Lihatlah foto di atas, apa hubungan mi instan dan tahu? Entah. Saya enggan memikirkan ketika masuk ke Pasar Kecapi, Jatiwarna, Pondokmelati, Kobek, Jabar tadi pagi. Saya tadi menyusuri jalan yang banyak penjual dan kemudian masuk pasar, karena iseng ingin tahu kegiatan ekonomi pada hari pertama bulan puasa. Kemarin semua warung makan tutup. Maka hari ini saya ingin melihat suasana.
Tetapi tadi ada juga warteg yang buka padahal warteg lain tutup.

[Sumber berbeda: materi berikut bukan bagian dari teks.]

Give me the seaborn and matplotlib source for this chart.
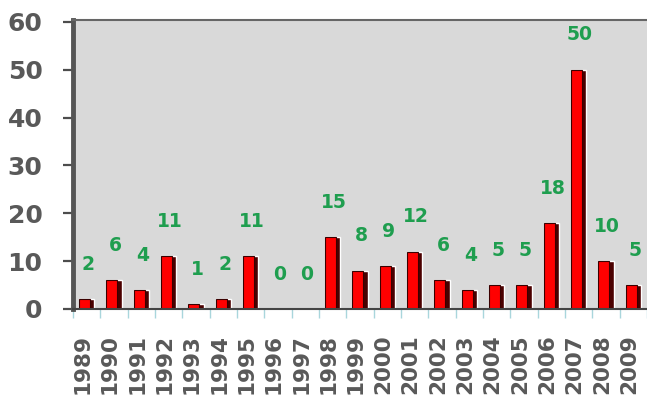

Seperti umumnya kedai saat Ramadan, ada tirai pada pintu dan jendela. Warteg di mana pun buka sejak pagi. Begitu pula warung soto dan bubur ayam, namun tadi tutup semua. Di area itu warung bakmi dan nasi goreng belum buka. Kalau warung sate biasanya buka siang, sebagian malah sore.

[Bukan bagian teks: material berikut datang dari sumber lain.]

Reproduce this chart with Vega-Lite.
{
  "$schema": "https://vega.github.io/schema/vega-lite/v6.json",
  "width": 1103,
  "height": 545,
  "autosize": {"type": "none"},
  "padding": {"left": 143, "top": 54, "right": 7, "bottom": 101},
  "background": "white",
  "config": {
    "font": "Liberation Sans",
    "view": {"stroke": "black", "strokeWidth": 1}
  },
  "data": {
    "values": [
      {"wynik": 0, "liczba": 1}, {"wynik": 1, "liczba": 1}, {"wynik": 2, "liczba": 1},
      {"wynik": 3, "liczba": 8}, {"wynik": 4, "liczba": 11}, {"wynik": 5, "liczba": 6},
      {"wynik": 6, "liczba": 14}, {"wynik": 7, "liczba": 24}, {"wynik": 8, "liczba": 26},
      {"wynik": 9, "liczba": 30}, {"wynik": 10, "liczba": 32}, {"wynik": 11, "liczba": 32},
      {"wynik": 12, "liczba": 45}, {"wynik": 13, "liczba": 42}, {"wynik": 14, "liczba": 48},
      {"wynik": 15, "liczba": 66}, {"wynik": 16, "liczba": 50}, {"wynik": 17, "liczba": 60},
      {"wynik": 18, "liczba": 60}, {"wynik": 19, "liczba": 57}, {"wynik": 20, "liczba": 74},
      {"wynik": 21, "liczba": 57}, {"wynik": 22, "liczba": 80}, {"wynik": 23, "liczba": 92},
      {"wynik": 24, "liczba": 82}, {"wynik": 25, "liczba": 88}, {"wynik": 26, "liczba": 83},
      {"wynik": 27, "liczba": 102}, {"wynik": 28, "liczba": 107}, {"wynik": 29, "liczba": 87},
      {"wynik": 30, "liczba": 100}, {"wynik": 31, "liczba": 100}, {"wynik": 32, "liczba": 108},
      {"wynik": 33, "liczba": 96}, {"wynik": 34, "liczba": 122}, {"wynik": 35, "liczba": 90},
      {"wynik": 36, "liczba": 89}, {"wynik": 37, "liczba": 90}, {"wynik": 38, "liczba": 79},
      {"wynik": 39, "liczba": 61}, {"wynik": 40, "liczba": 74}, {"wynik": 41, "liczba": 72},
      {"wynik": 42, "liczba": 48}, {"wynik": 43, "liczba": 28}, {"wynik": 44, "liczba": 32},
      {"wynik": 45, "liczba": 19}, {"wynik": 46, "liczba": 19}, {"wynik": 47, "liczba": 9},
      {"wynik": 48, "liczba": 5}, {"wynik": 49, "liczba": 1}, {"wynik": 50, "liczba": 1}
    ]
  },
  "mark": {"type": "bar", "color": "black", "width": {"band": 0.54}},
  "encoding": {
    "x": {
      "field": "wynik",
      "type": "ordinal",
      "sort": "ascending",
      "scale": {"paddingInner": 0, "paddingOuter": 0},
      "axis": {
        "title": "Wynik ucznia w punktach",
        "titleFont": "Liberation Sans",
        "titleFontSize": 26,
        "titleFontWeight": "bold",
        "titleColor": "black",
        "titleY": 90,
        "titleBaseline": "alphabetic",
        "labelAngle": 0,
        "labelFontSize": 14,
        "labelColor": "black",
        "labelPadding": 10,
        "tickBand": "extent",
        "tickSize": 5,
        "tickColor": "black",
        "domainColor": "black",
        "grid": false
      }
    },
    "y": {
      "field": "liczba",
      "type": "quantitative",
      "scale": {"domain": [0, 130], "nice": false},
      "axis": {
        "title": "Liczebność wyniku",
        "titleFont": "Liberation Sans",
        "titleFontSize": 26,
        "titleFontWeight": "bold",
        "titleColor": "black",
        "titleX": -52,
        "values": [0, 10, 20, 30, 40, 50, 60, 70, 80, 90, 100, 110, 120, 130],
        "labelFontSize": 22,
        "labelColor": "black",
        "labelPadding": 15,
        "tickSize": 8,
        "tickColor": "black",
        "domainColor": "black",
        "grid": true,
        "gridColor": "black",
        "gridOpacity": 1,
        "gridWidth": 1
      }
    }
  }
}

Tempat usaha di pinggir jalan yang tak ada hubungannya dengan makanan tetap buka. Misalnya pompa bensin mini, penjual terpal, dan toko kayu bekas peti. Kalau toko beras, daging ayam, dan telur semuanya buka.
Penjual kebutuhan dapur hampir semuanya buka, yang di pinggir jalan maupun dalam pasar. Penjual ayam hidup untuk disembelih di tempat juga buka. Masih berhubungan dengan perut, hampir semua penjual buah buka. Termasuk tentu saja buah yang hanya tersedia saat Ramadan: mentimun suri atau timun betik. Saya mengenal mentimun suri setelah bermukim di Jakarta. Setahu saya dulu di Jateng maupun DIY buah ini tidak dijual.

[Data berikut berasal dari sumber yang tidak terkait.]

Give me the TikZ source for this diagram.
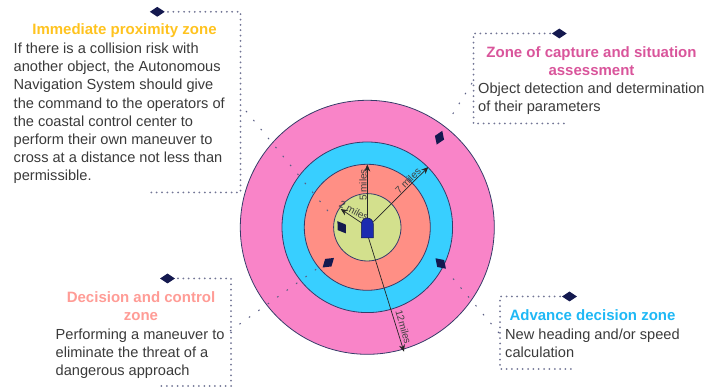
\documentclass[tikz,border=0pt]{standalone}
\usepackage{fontspec}
\setmainfont{Liberation Sans}
\usetikzlibrary{arrows.meta,shapes.geometric}
\definecolor{zonepink}{HTML}{F984C8}
\definecolor{zoneblue}{HTML}{38CFFF}
\definecolor{zonesalmon}{HTML}{FF8F85}
\definecolor{zonegreen}{HTML}{D3E08D}
\definecolor{navy}{HTML}{14194F}
\definecolor{hull}{HTML}{1C2BB0}
\definecolor{bodygray}{HTML}{3A3A3A}
\definecolor{headyellow}{HTML}{FFC31F}
\definecolor{headpink}{HTML}{D9559B}
\definecolor{headsalmon}{HTML}{FF9C96}
\definecolor{headblue}{HTML}{1FB8F5}
\tikzset{
  zone/.style={draw=navy!85, line width=0.8pt},
  frameline/.style={draw=navy!60, line width=2pt, line cap=round, dash pattern=on 0pt off 5.35pt},
  leaderline/.style={draw=navy!70, line width=1pt, dash pattern=on 1.6pt off 10pt},
  rangeline/.style={draw=black!85, line width=0.7pt, -{Stealth[length=7pt,width=6pt]}},
  rangelabel/.style={font=\fontsize{10}{10}\selectfont, text=black!75, inner sep=0pt},
  marker/.style={shape=diamond, fill=navy, inner sep=0pt, minimum width=15pt, minimum height=10pt},
  zonetitle/.style={font=\fontsize{15}{18.1}\selectfont\bfseries, align=center, inner sep=0pt},
  zonetext/.style={font=\fontsize{14.6}{18.1}\selectfont, text=bodygray, align=left, anchor=north west, inner sep=0pt}
}
\begin{document}
\begin{tikzpicture}[x=1pt,y=-1pt]
    \useasboundingbox (0,0) rectangle (705,387);
    \coordinate (c) at (367.3,227.3);
    % zones, outermost first
    \draw[zone, fill=zonepink] (c) circle (127pt);
    \draw[zone, fill=zoneblue] (c) circle (85.3pt);
    \draw[zone, fill=zonesalmon] (c) circle (63pt);
    \draw[zone, fill=zonegreen] (c) circle (33.7pt);
    % ranges of the zones
    \coordinate (r5a) at (367.3,227);
    \coordinate (r5b) at (367.3,164.5);
    \coordinate (r7a) at (373.3,221.7);
    \coordinate (r7b) at (428.3,167);
    \coordinate (r2a) at (361.7,223);
    \coordinate (r2b) at (340.7,209);
    \coordinate (r12a) at (367,233);
    \coordinate (r12b) at (404,351.7);
    \draw[rangeline] (r5a) -- (r5b);
    \draw[rangeline] (r7a) -- (r7b);
    \draw[rangeline] (r2a) -- (r2b);
    \draw[rangeline] (r12a) -- (r12b);
    \node[rangelabel, rotate=90] (l5) at (363,185) {5 miles};
    \node[rangelabel, rotate=45] (l7) at (408,181) {7 miles};
    \node[rangelabel, rotate=-28] (l2) at (354,210.5) {2 miles};
    \node[rangelabel, rotate=-74] (l12) at (403.5,327) {12miles};
    % own ship in the center
    \draw[draw=navy, fill=hull, line width=0.5pt] (361.3,238) -- (361.3,224)
      arc[start angle=180, end angle=0, radius=6pt] -- (373.3,238) -- cycle;
    % objects in the zones
    \node[marker, rotate=-55] (s1) at (341.7,227.3) {};
    \node[marker, rotate=40] (s2) at (328.3,262.7) {};
    \node[marker, rotate=-45] (s3) at (440.7,263.5) {};
    \node[marker, rotate=68] (s4) at (439.5,137.7) {};
    % immediate proximity zone
    \node[marker] (m1) at (157.3,11.8) {};
    \coordinate (f1a) at (168,11.8);
    \coordinate (f1b) at (240.5,11.8);
    \coordinate (f1c) at (240.5,192.5);
    \coordinate (f1d) at (151,192.5);
    \coordinate (e1a) at (246,111);
    \coordinate (e1b) at (332,216);
    \draw[frameline] (f1a) -- (f1b) -- (f1c) -- (f1d);
    \draw[leaderline] (e1a) -- (e1b);
    \node[zonetitle, text=headyellow] (t1) at (124.5,31) {Immediate proximity zone};
    \node[zonetext] (b1) at (13.5,43) {If there is a collision risk with\\another object, the Autonomous\\Navigation System should give\\the command to the operators of\\the coastal control center to\\perform their own maneuver to\\cross at a distance not less than\\permissible.};
    % zone of capture and situation assessment
    \node[marker] (m2) at (559.3,33.5) {};
    \coordinate (f2a) at (550,33.5);
    \coordinate (f2b) at (473.5,33.5);
    \coordinate (f2c) at (473.5,123.5);
    \coordinate (f2d) at (567,123.5);
    \coordinate (e2a) at (472,83);
    \coordinate (e2b) at (449,120);
    \draw[frameline] (f2a) -- (f2b) -- (f2c) -- (f2d);
    \draw[leaderline] (e2a) -- (e2b);
    \node[zonetitle, text=headpink] (t2) at (591.5,61.5) {Zone of capture and situation\\assessment};
    \node[zonetext] (b2) at (478,82.5) {Object detection and determination\\of their parameters};
    % decision and control zone
    \node[marker] (m3) at (167.5,278.5) {};
    \coordinate (f3a) at (178,278.5);
    \coordinate (f3b) at (231,278.5);
    \coordinate (f3c) at (231,386);
    \coordinate (f3d) at (161,386);
    \coordinate (e3a) at (230,331);
    \coordinate (e3b) at (318,268);
    \draw[frameline] (f3a) -- (f3b) -- (f3c) -- (f3d);
    \draw[leaderline] (e3a) -- (e3b);
    \node[zonetitle, text=headsalmon] (t3) at (141,306.5) {Decision and control\\zone};
    \node[zonetext] (b3) at (55.5,329) {Performing a maneuver to\\eliminate the threat of a\\dangerous approach};
    % advance decision zone
    \node[marker] (m4) at (569.5,296.5) {};
    \coordinate (f4a) at (560,296.5);
    \coordinate (f4b) at (500,296.5);
    \coordinate (f4c) at (500,369);
    \coordinate (f4d) at (576,369);
    \coordinate (e4a) at (499,333);
    \coordinate (e4b) at (450,275);
    \draw[frameline] (f4a) -- (f4b) -- (f4c) -- (f4d);
    \draw[leaderline] (e4a) -- (e4b);
    \node[zonetitle, text=headblue] (t4) at (592.5,315) {Advance decision zone};
    \node[zonetext] (b4) at (505,328.5) {New heading and/or speed\\calculation};
\end{tikzpicture}
\end{document}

Jenis dagangan lain, yang tak ada hubungannya dengan pangan, dan masih buka di dalam pasar, adalah toko emas, pakaian, buku anak, dan alat rumah tangga. Toko emasnya dipasangi jerjak, serupa rumah gadai, entahlah siapa yang meniru siapa. Pokoknya demi keamanan dan keselamatan. Biasanya penjualan emas oleh masyarakat naik saat Ramadan karena orang butuh uang termasuk nanti menjelang Lebaran.
Apa lagi yang saya lihat? Ada penjual mainan di depan SD Negeri Jatiwarna 2 yang libur, namun fotonya buruk karena di seberang jalan. Lapak lain, penjual makanan, tutup karena tak ada anak masuk sekolah. Di titik yang lain saya lihat penjual ikan hias. Dia memang kerap mangkal di situ. Berarti selalu ada pembeli ikan, termasuk mungkin pembeli yang ikan belian sebelumnya mati. Saat prei bulan puasa boleh jadi anak-anak juga ingin bermain ikan.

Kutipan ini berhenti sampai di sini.